Using the Fourier's law of heat conduction, we can find the conduction heat transfer through the glass window. The formula for heat conduction is: \(Q_{cond} = k \cdot A \cdot \frac{ΔT}{d}\) Where: - k is the thermal conductivity of the glass (\(0.78 \,\mathrm{W/m \cdot K}\)) - A is the area of the window (\(1.2\,\mathrm{m} \times 2\,\mathrm{m} = 2.4\, \mathrm{m^2}\)) - ΔT is the temperature difference between the room and the outer surface of the window (\(25^\circ \mathrm{C} - (-5^\circ \mathrm{C}) = 30\,\mathrm{K}\)) - d is the thickness of the glass window (\(6\,\mathrm{mm} = 0.006\,\mathrm{m}\)) Now, calculate the conduction heat transfer: \(Q_{cond} = 0.78 \times 2.4 \times \frac{30}{0.006} = 936\,\mathrm{W}\)

The formula for convection heat transfer is: \(Q_{conv} = h_{in} \cdot A \cdot (T_{room} - T_{avg_{in}})\) Since we have already calculated the conduction heat transfer (Q_cond), we can assume that Q_cond ≈ Q_conv. Therefore, we can solve for the convection heat transfer coefficient (h_in): \(h_{in} = \frac{Q_{conv}}{A \cdot (T_{room} - T_{avg_{in}})} = \frac{936\,\mathrm{W}}{2.4\,\mathrm{m^2} \times (25^\circ \mathrm{C} - 5^\circ \mathrm{C})} = 13\,\mathrm{W/m^2 \cdot K}\)

As we mentioned before, in this case, we can assume that Q_cond ≈ Q_conv. Therefore, the total heat transfer (Q_total) through the window is: \(Q_{total} = Q_{conv} = 936\,\mathrm{W}\)

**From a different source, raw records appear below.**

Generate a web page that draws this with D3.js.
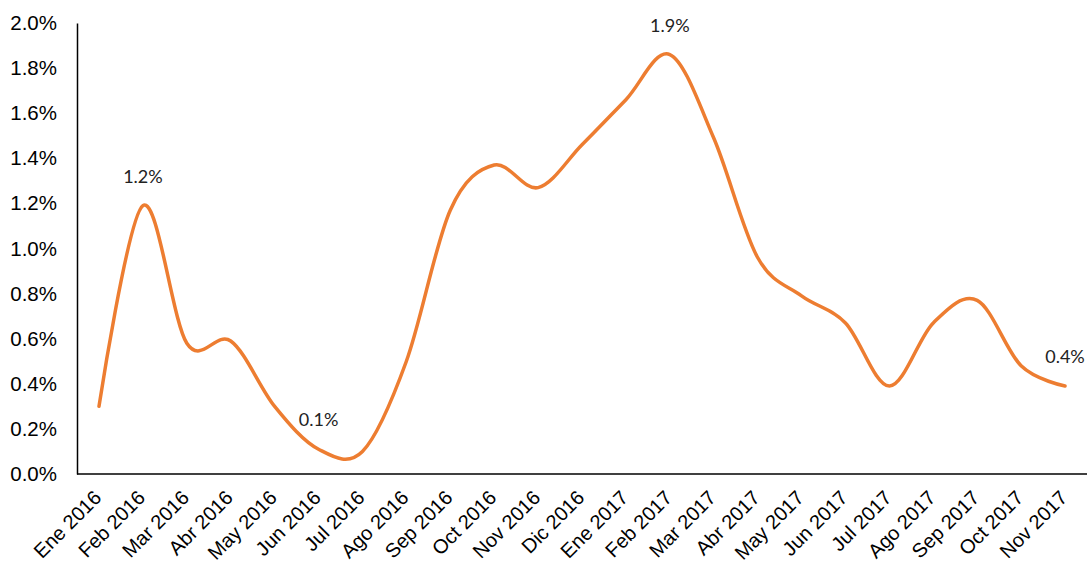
<!DOCTYPE html>
<html><head><meta charset="utf-8">
<script src="https://cdn.jsdelivr.net/npm/d3@7"></script>
<style>body{margin:0;background:#fff}svg{display:block}</style>
</head><body>
<svg id="c" width="1089" height="566"></svg>
<script>
const categories = ["Ene 2016","Feb 2016","Mar 2016","Abr 2016","May 2016","Jun 2016","Jul 2016","Ago 2016","Sep 2016","Oct 2016","Nov 2016","Dic 2016","Ene 2017","Feb 2017","Mar 2017","Abr 2017","May 2017","Jun 2017","Jul 2017","Ago 2017","Sep 2017","Oct 2017","Nov 2017"];
const values = [0.30,1.19,0.58,0.59,0.30,0.11,0.10,0.50,1.17,1.37,1.27,1.46,1.66,1.86,1.49,0.96,0.79,0.67,0.39,0.67,0.77,0.48,0.39];
const labelled = ["Feb 2016","Jun 2016","Feb 2017","Nov 2017"];
const yTicks = [0,0.2,0.4,0.6,0.8,1.0,1.2,1.4,1.6,1.8,2.0];

const svg = d3.select("#c");
const x = d3.scalePoint().domain(categories).range([99, 1065]);
const y = d3.scaleLinear().domain([0, 2.0]).range([474, 23]);

// y axis
const yAxis = d3.axisLeft(y).tickValues(yTicks).tickSize(0).tickPadding(20).tickFormat(d => d.toFixed(1) + "%");
const gy = svg.append("g").attr("transform", "translate(77,0)").call(yAxis);
gy.select(".domain").attr("stroke", "#000").attr("stroke-width", 1.5);
gy.selectAll("text").attr("font-family", "Liberation Sans, Arial, sans-serif").attr("font-size", 20.5).attr("fill", "#000");

// x axis
const xAxis = d3.axisBottom(x).tickSize(0).tickPadding(0);
const gx = svg.append("g").attr("transform", "translate(0,474)").call(xAxis);
gx.select(".domain").remove();
svg.append("line").attr("x1", 77).attr("x2", 1087).attr("y1", 474).attr("y2", 474).attr("stroke", "#000").attr("stroke-width", 1.5);
gx.selectAll("text")
  .attr("font-family", "Liberation Sans, Arial, sans-serif").attr("font-size", 20).attr("fill", "#000")
  .attr("text-anchor", "end").attr("dy", 0).attr("y", 0)
  .attr("transform", "translate(3,25) rotate(-45)");

// line
const line = d3.line().x((d, i) => x(categories[i])).y(d => y(d)).curve(d3.curveCardinal.tension(0));
svg.append("path").datum(values).attr("d", line).attr("fill", "none")
  .attr("stroke", "#ED7D31").attr("stroke-width", 3.5).attr("stroke-linecap", "round");

// data labels
svg.selectAll(".lbl").data(categories.map((c, i) => ({c, v: values[i]})).filter(d => labelled.includes(d.c)))
  .enter().append("text").attr("class", "lbl")
  .attr("x", d => x(d.c)).attr("y", d => y(d.v) - 23)
  .attr("text-anchor", "middle").attr("font-family", "Lato, 'Open Sans', sans-serif").attr("font-size", 18).attr("fill", "#222")
  .text(d => d.v.toFixed(1) + "%");
</script>
</body></html>
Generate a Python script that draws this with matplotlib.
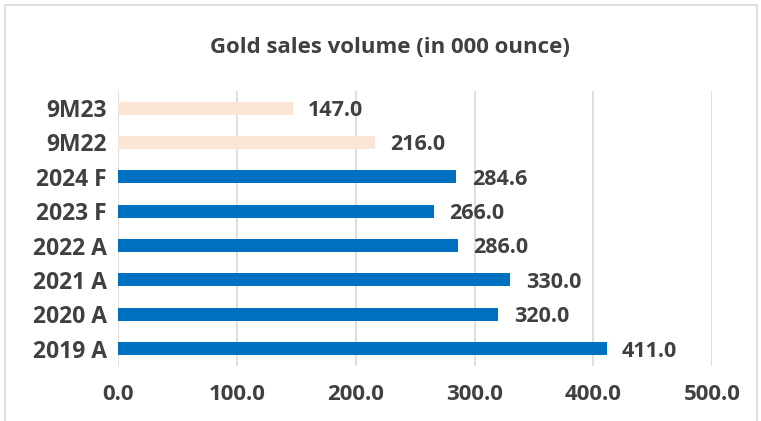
import matplotlib.pyplot as plt
from matplotlib.patches import Rectangle

categories = ["2019 A", "2020 A", "2021 A", "2022 A", "2023 F", "2024 F", "9M22", "9M23"]
volumes = [411.0, 320.0, 330.0, 286.0, 266.0, 284.6, 216.0, 147.0]
bar_colors = ["#0070C0"] * 6 + ["#FBE5D6"] * 2
xticks = [0, 100, 200, 300, 400, 500]

plt.rcParams['font.family'] = ['Open Sans', 'DejaVu Sans']
txt = "#404040"

fig = plt.figure(figsize=(7.61, 4.21), dpi=100)
ax = fig.add_axes([0.155, 0.131, 0.781, 0.653])

y = range(len(categories))
ax.barh(y, volumes, height=0.38, color=bar_colors, zorder=3)
for i, v in enumerate(volumes):
    ax.text(v + 13, i - 0.07, f"{v:.1f}", va="center", ha="left",
            fontsize=15.5, fontweight="bold", color=txt)

ax.set_xlim(0, 500)
ax.set_ylim(-0.5, len(categories) - 0.5)
ax.set_xticks(xticks)
ax.set_xticklabels([f"{t:.1f}" for t in xticks], fontsize=16, fontweight="bold", color=txt)
ax.set_yticks(list(y))
ax.set_yticklabels(categories, fontsize=16.5, fontweight="bold", color=txt)
ax.tick_params(length=0, pad=8)
ax.tick_params(axis="x", pad=13)
ax.grid(axis="x", color="#D9D9D9", linewidth=1.2, zorder=0)
for s in ax.spines.values():
    s.set_visible(False)

fig.text(0.513, 0.888, "Gold sales volume (in 000 ounce)", ha="center", va="center",
         fontsize=16, fontweight="bold", color=txt)

fig.patches.append(Rectangle((0.007, -0.02), 0.988, 1.008, transform=fig.transFigure,
                             fill=False, edgecolor="#D9D9D9", linewidth=1.2))

fig.savefig("out.png", dpi=100)
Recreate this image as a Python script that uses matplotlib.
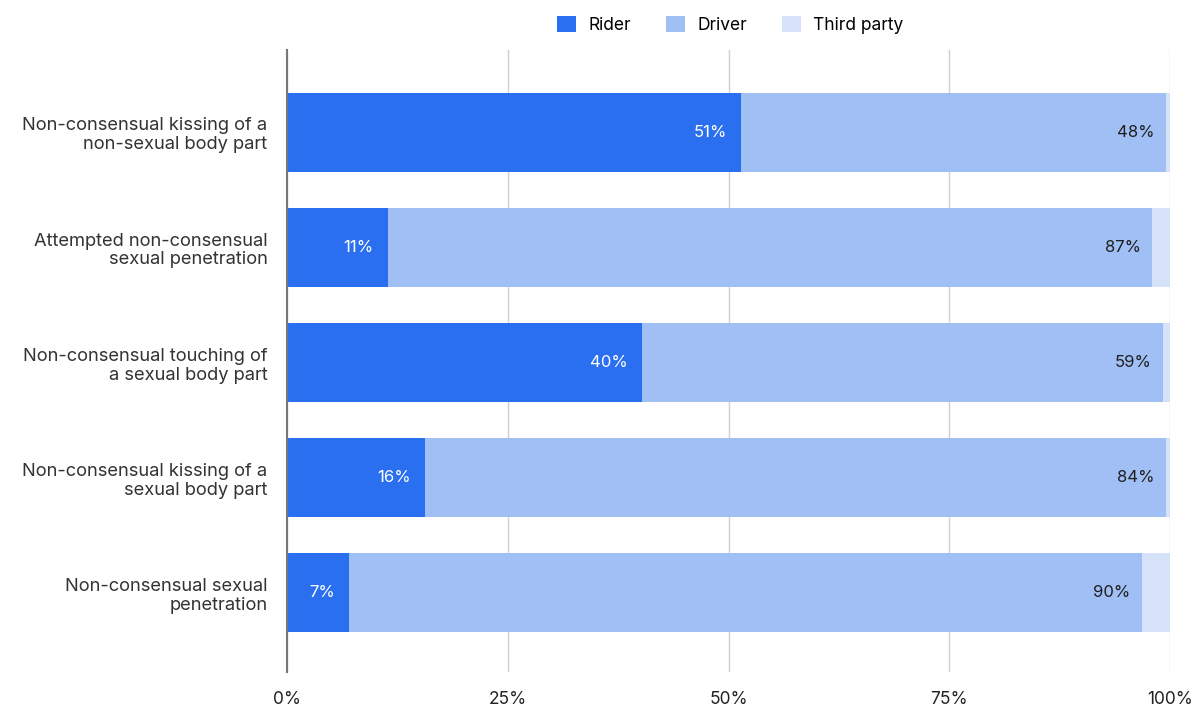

The formula for the combined natural convection and radiation heat transfer is: \(Q_{conv+rad} = h_{out} \cdot A \cdot (T_{avg_{in}} - T_{out})\) Again, we can assume that Q_conv+rad ≈ Q_total. Therefore, we can solve for the combined natural convection and radiation heat transfer coefficient (h_out): \(h_{out} = \frac{Q_{total}}{A \cdot (T_{avg_{in}} - T_{out})} = \frac{936\,\mathrm{W}}{2.4\,\mathrm{m^2} \times (5^\circ \mathrm{C} - (-5^\circ \mathrm{C})} = 26\,\mathrm{W/m^2 \cdot K}\) In conclusion: (a) The convection heat transfer coefficient on the inner surface of the window (h_in) is \(13\,\mathrm{W/m^2 \cdot K}\). (b) The rate of total heat transfer through the window (Q_total) is \(936\,\mathrm{W}\). (c) The combined natural convection and radiation heat transfer coefficient on the outer surface of the window (h_out) is \(26\,\mathrm{W/m^2 \cdot K}\). Considering that the glass thickness is only \(6\mathrm{~mm}\) and the heat transfer coefficients (h_in and h_out) have much larger values, it can be reasonable to neglect the thermal resistance of the glass in this case. This is because the relatively thin glass and high heat transfer coefficients make the contribution of the glass to the overall heat transfer negligible.